L’ombre de la Chine plane sur le conflit sri-lankais. L’assurance avec laquelle les autorités de Colombo peuvent s’offrir le luxe de snober les pressions internationales, en particulier celles de l’Occident, visant à imposer une pause humanitaire dans la sanglante offensive militaire contre les derniers réduits séparatistes tamouls, a une raison très simple : l’indéfectible soutien de Pékin.
Alors que le bilan des combats s’aggrave autour de la localité de Mullaitivu dans le nord-est de l’île, l’Occident est confronté à un dilemme. D’un côté, l’appel à un cessez-le-feu afin de soulager les souffrances des civils s’impose pour des raisons autant morales que politiques (la mobilisation de la diaspora tamoule dans les capitales occidentales). Mais l’exaspération de Colombo face aux critiques occidentales ne fait que le pousser à resserrer ses liens avec des alliés sûrs, au premier rang desquels figure le régime de Pékin. A New York, la Chine veille au grain pour bloquer toute initiative des Nations unies visant à dénoncer les combats.
Si Pékin protège ainsi Colombo, c’est que ses intérêts dans l’ex-Ceylan sont cruciaux. L’île occupe une position stratégique dans l’océan Indien, au cœur même des routes énergétiques qui approvisionnent l’empire du Milieu en hydrocarbures achetés au Moyen-Orient. Du détroit d’Ormuz à Shanghaï en passant par le détroit de Malacca, cet axe est vital pour la pérennité de la croissance chinoise.
La Chine achète à l’étranger près de 40 % de ses besoins en pétrole, dont les deux tiers au Moyen-Orient. Pékin s’emploie à sécuriser les circuits maritimes empruntés par ses pétroliers. Ainsi s’explique sa participation aux projets portuaires de Gwadar au Pakistan, à Chittagong au Bangladesh ou à Sittwe en Birmanie, autant d’étapes tressant un « collier de perles », selon la formule forgée par l’expert américain Christopher J. Pehrson.
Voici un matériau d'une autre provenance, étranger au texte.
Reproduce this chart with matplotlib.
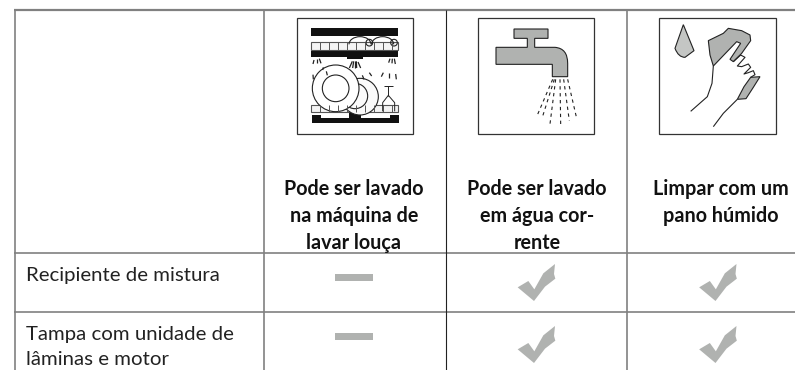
import numpy as np
import matplotlib.pyplot as plt
from matplotlib.patches import Polygon, Rectangle, Circle, Arc, PathPatch
from matplotlib.path import Path
from matplotlib.transforms import Affine2D

##### DATA #####
headers = ["Pode ser lavado\nna máquina de\nlavar louça",
           "Pode ser lavado\nem água cor-\nrente",
           "Limpar com um\npano húmido"]
rows = ["Recipiente de mistura", "Tampa com unidade de\nlâminas e motor"]
# 0 = dash, 1 = tick
marks = [[0, 1, 1],
         [0, 1, 1]]

col_x = [15, 264, 445.5, 627, 795]
row_y = [9.5, 253, 312, 370]
header_cx = [354, 537, 720.5]

GREY = "#808080"
FILL = "#b0b2b0"

plt.rcParams["font.family"] = ["Lato", "DejaVu Sans"]

fig = plt.figure(figsize=(7.95, 3.7), dpi=100, facecolor="white")
ax = fig.add_axes([0, 0, 1, 1])
ax.set_xlim(0, 795)
ax.set_ylim(370, 0)
ax.axis("off")

# grid
for y, lw in zip(row_y[:3], [1.6, 1.2, 1.2]):
    ax.plot([col_x[0] - 1, 795], [y, y], color=GREY, lw=lw, solid_capstyle="butt")
for i, x in enumerate(col_x[:4]):
    ax.plot([x, x], [row_y[0], 370], color="#222222" if i == 2 else GREY,
            lw=0.8 if i == 2 else 1.2, solid_capstyle="butt")

# text
for cx, txt in zip(header_cx, headers):
    ax.text(cx, 179, txt, ha="center", va="top", fontsize=14.2, fontweight="bold",
            color="#111111", linespacing=1.44)
for y, txt in zip([267, 326], rows):
    ax.text(26, y, txt, ha="left", va="top", fontsize=14.7, color="#222222", linespacing=1.57)


def crop(x0, y0=0):
    # icons are drawn in the coordinates of a 3x crop
    return Affine2D().scale(1 / 3).translate(x0, y0) + ax.transData


def frame(t, x1, x2):
    ax.add_patch(Rectangle((x1, 53), x2 - x1, 350, fc="white", ec="#333333", lw=0.9, transform=t))


def seg(t, pts, lw=0.7, c="#222222", **kw):
    pts = np.array(pts)
    ax.plot(pts[:, 0], pts[:, 1], color=c, lw=lw, transform=t, solid_capstyle="butt", **kw)


# dishwasher
t = crop(240)
frame(t, 170, 519)
for r in [(213, 84, 261, 24), (213, 153, 261, 19), (320, 146, 48, 32)]:
    ax.add_patch(Rectangle(r[:2], r[2], r[3], fc="#111111", ec="none", transform=t))
for y in [127, 314]:
    ax.add_patch(Rectangle((213, y), 262, 22, fc="#f4f4f4", ec="#555555", lw=0.8, transform=t))
    for x in np.arange(240, 475, 27):
        seg(t, [(x, y), (x, y + 22)], c="#555555")
ax.add_patch(Polygon([(215, 345), (243, 345), (243, 353), (327, 353), (327, 340), (363, 340),
                      (363, 353), (450, 353), (450, 345), (476, 345), (476, 370), (215, 370)],
                     fc="#111111", ec="none", transform=t))
# cups on the top rack
for cx, hx in [(360, 388), (428, 462)]:
    ax.add_patch(Arc((cx, 133), 66, 46, theta1=180, theta2=360, ec="#222222", lw=0.8, transform=t))
    ax.add_patch(Circle((hx, 128), 10, fc="none", ec="#222222", lw=0.8, transform=t))
# plates
ax.add_patch(Circle((360, 290), 55, fc="#fafafa", ec="#222222", lw=0.8, transform=t))
ax.add_patch(Circle((345, 288), 38, fc="#fafafa", ec="#222222", lw=0.8, transform=t))
ax.add_patch(Circle((287, 265), 70, fc="white", ec="#222222", lw=0.8, transform=t))
ax.add_patch(Circle((287, 265), 40, fc="white", ec="#222222", lw=0.8, transform=t))
# glass
seg(t, [(433, 257), (458, 257)])
seg(t, [(445, 257), (445, 288)])
seg(t, [(428, 334), (428, 308), (445, 286), (464, 308), (464, 334)])
# spray
for (x1, y1, x2, y2) in [(222, 180, 219, 192), (230, 178, 230, 190), (238, 176, 243, 190),
                         (446, 188, 450, 176), (456, 190, 457, 176), (466, 192, 463, 176),
                         (328, 204, 337, 184), (345, 204, 345, 184), (338, 204, 341, 184),
                         (362, 204, 354, 186), (350, 204, 349, 184),
                         (395, 228, 388, 218), (424, 230, 430, 218), (447, 234, 447, 218),
                         (469, 238, 467, 222), (372, 238, 367, 226), (220, 238, 219, 224),
                         (262, 226, 259, 214), (248, 210, 250, 202)]:
    seg(t, [(x1, y1), (x2, y2)], lw=0.9)

# tap
t = crop(440)
frame(t, 113, 463)
ax.add_patch(PathPatch(Path([(222, 87), (324, 87), (324, 115), (284, 115), (284, 142), (345, 142),
                             (383, 145), (383, 190), (383, 230), (337, 230), (337, 193), (168, 193),
                             (168, 142), (262, 142), (262, 115), (222, 115), (222, 87)],
                            [Path.MOVETO, Path.LINETO, Path.LINETO, Path.LINETO, Path.LINETO, Path.LINETO,
                             Path.CURVE3, Path.CURVE3, Path.LINETO, Path.LINETO, Path.LINETO, Path.LINETO,
                             Path.LINETO, Path.LINETO, Path.LINETO, Path.LINETO, Path.CLOSEPOLY]),
                       fc=FILL, ec="#222222", lw=0.8, transform=t))
for (x1, y1, x2, y2) in [(338, 238, 290, 350), (347, 238, 330, 372), (360, 238, 362, 372),
                         (371, 238, 388, 362), (383, 238, 410, 355), (343, 238, 306, 355)]:
    seg(t, [(x1, y1), (x2, y2)], lw=0.8, ls=(0, (3, 3.2)))

# hand and cloth
t = crop(620)
frame(t, 118, 468)
ax.add_patch(PathPatch(Path([(190, 74), (165, 145), (175, 172), (195, 172), (222, 152), (190, 74)],
                            [Path.MOVETO, Path.LINETO, Path.CURVE3, Path.CURVE3, Path.LINETO, Path.CLOSEPOLY]),
                       fc="#c4c6c4", ec="#222222", lw=0.8, transform=t))
ax.add_patch(Polygon([(265, 122), (310, 100), (325, 85), (365, 92), (390, 105), (392, 122), (365, 160),
                      (340, 185), (330, 178), (362, 130), (350, 125), (280, 198), (270, 165)],
                     fc=FILL, ec="#222222", lw=0.8, transform=t))
ax.add_patch(Polygon([(392, 232), (420, 230), (400, 262), (378, 296), (352, 298), (372, 260)],
                     fc=FILL, ec="#222222", lw=0.8, transform=t))
seg(t, [(280, 198), (276, 250), (262, 290), (212, 334)], lw=0.8)
seg(t, [(352, 298), (310, 340), (280, 380)], lw=0.8)
seg(t, [(340, 185), (362, 165), (375, 172), (352, 198), (365, 200), (385, 192), (392, 202), (372, 222),
        (385, 218), (400, 212), (405, 224), (392, 232)], lw=0.8)

# marks
tick = [(233, 112), (265, 93), (283, 118), (310, 70), (345, 42), (342, 72), (346, 86), (315, 110), (282, 153)]
for r, row in enumerate(marks):
    for c, m in enumerate(row):
        if m == 0:
            ax.add_patch(Rectangle((335, row_y[r + 1] + 20.5), 38, 7.5, fc=FILL, ec="none"))
        else:
            tt = crop(440 + (c - 1) * 181.5, 250 + r * 62)
            ax.add_patch(Polygon(tick, fc=FILL, ec="none", transform=tt))

fig.savefig("out.png", dpi=100)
Depuis 2007, le Sri Lanka occupe une place de choix dans ce « collier de perles ». Les ingénieurs de Pékin ont commencé la construction d’un port en eau profonde à Hambantota, dans le sud de l’île. Ce projet est l’aboutissement d’une « amitié » sino-sri-lankaise fort ancienne. Les Chinois ont toujours été reconnaissants à Colombo d’avoir bravé le veto américain en signant en 1952, en pleine guerre de Corée, un accord de troc commercial (riz chinois contre caoutchouc sri-lankais).
Cette proximité s’est resserrée alors que l’Occident refusait de vendre des armes à Colombo dans les années 1980 et 1990 au motif de ne pas alimenter le conflit entre l’armée et les Tigres de libération de l’Eelam tamoul (LTTE). La Chine a alors généreusement équipé les troupes sri-lankaises.
Cette percée de Pékin au Sri Lanka suscite l’embarras de New Delhi, qui observe avec anxiété le jeu de son rival asiatique dans son environnement immédiat (Pakistan, Népal, Bangladesh). L’Inde cherche à y répondre en flattant, elle aussi, Colombo. L’affaire eût été impossible au début des années 1980 quand les services secrets indiens armaient et entraînaient les séparatistes tamouls. Mais depuis l’assassinat de l’ex-premier ministre Rajiv Gandhi, en 1990, par le LTTE, le divorce entre New Delhi et la rébellion tamoule est consommé.
L’Inde collabore aujourd’hui étroitement avec Colombo dans le domaine du renseignement. Sa marine participe également au blocus maritime qui a brisé les approvisionnements du LTTE en provenance du sud de l’Inde. « L’Inde nous a beaucoup aidés à isoler les Tigres », déclare au Monde le général Udaya Nanayakkara, le porte-parole de l’armée sri-lankaise. La marge de manœuvre de New Delhi reste pourtant limitée. Car il doit composer avec les pressions émanant du Tamil Nadu, l’Etat méridional de la fédération où vivent 60 millions de Tamouls éprouvant un sentiment de solidarité à l’égard de leurs « frères » du Sri Lanka.
Aussi l’Inde se refuse-t-elle à vendre des armes offensives à l’armée de Colombo afin d’éviter d’attiser les passions au Tamil Nadu. « Si nous avions dû dépendre de l’Inde, nous aurions déjà perdu la partie », déclare K. Godage, ancien secrétaire d’Etat aux affaires étrangères du Sri Lanka. La rente stratégique de Pékin dans le pays a encore de beaux jours devant elle.